In a recent report, the International Rescue Committee (IRC) chronicled Afghan refugees’ difficulties in Greece and the serious impact on their physical and mental health.
After Ukrainians, Afghans account for the second-largest group of asylum applicants in the EU and by far the biggest in Greece, where more than 37,000 – more than a third of the total number registered nationwide – have filed asylum claims.

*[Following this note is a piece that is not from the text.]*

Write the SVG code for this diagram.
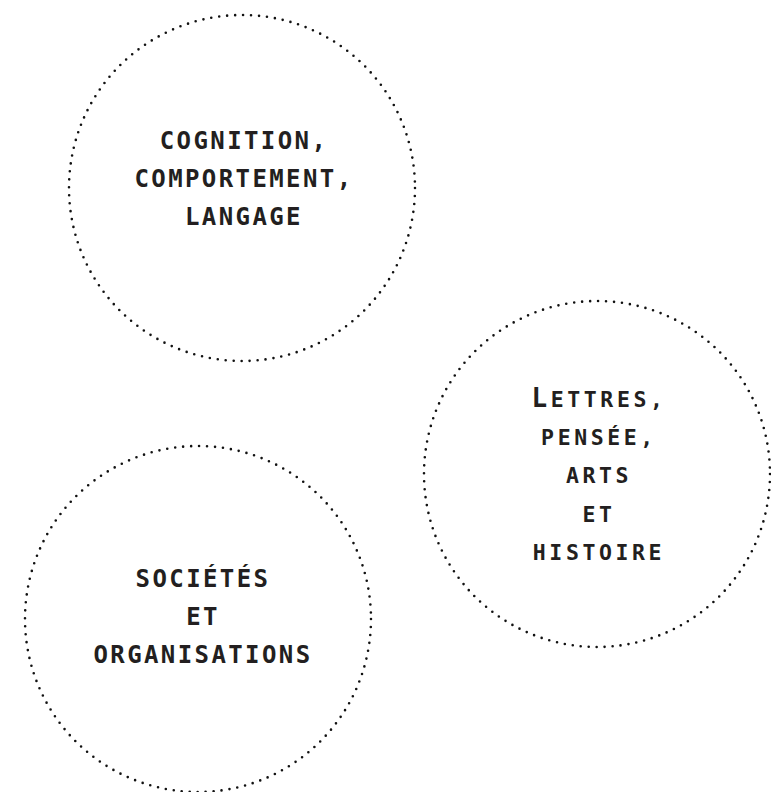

“Many Afghans fleeing conflict and persecution in their own country think their troubles will be over once they reach Europe. This is simply not the case,” says Dimitra Kalogeropoulou, the IRC’s Greece director. “Instead, people face the stark reality of violent pushbacks from Greek borders, months or years living in fear of being sent back to Turkey or Afghanistan, where they could face untold horrors, extended periods trapped in prison-like reception conditions, far from towns and cities and an alarming lack of support to begin rebuilding their lives,” she says.
For the estimated 70,000 Ukrainians who have sought refuge in Greece, it has been a different story. After Russia’s invasion on 24 February, the EU moved quickly to issue a temporary protection directive to safeguard the rights of people desperate to leave the war-torn country. Although relatively few Ukrainians have headed to Greece, the reception they have received there has been unusually warm, with senior officials often referring to the newcomers as “real refugees”.
Sofia Kouvelaki, who heads the Home project, an NGO that supports unaccompanied minors, said: “Ukrainian refugees have proved a point. In Greece, and in the EU, they have shown that if we want to integrate we can, and if we want to welcome people with a human face we can do that too.”
“While the Greek government has welcomed refugees from Ukraine, by efficiently registering them, issuing legal documents and allowing immediate access to employment, Afghans in Greece, alongside other asylum seekers and refugees, continue to be isolated from the Greek society in which they seek to rebuild their lives,” the report’s authors wrote.
The biggest barrier for Afghans claiming asylum is the Greek government’s controversial decision to label Turkey a “safe third country” for people not only from Afghanistan but also from Bangladesh, Pakistan, Somalia and Syria. The decision has prevented thousands of people from being able to explain why they need international protection. . In September, the migration minister, Notis Mitarachi, noted that the country had blocked about 50,000 migrants from entering Greece in August alone. International bodies have echoed the IRC in rebuking Athens for resorting to tactics of brute force to keep asylum seekers out.
Concluding a 10-day fact-finding tour of Greece in June, Mary Lawlor, the UN special rapporteur for human rights defenders, accused the Mitsotakis government of creating a “climate of fear”, not only for refugees and asylum seekers fleeing poverty and persecution but also for groups defending migrants’ rights on the ground. Illegal evictions of asylum seekers at land and sea borders had become a general policy in Greece, she said.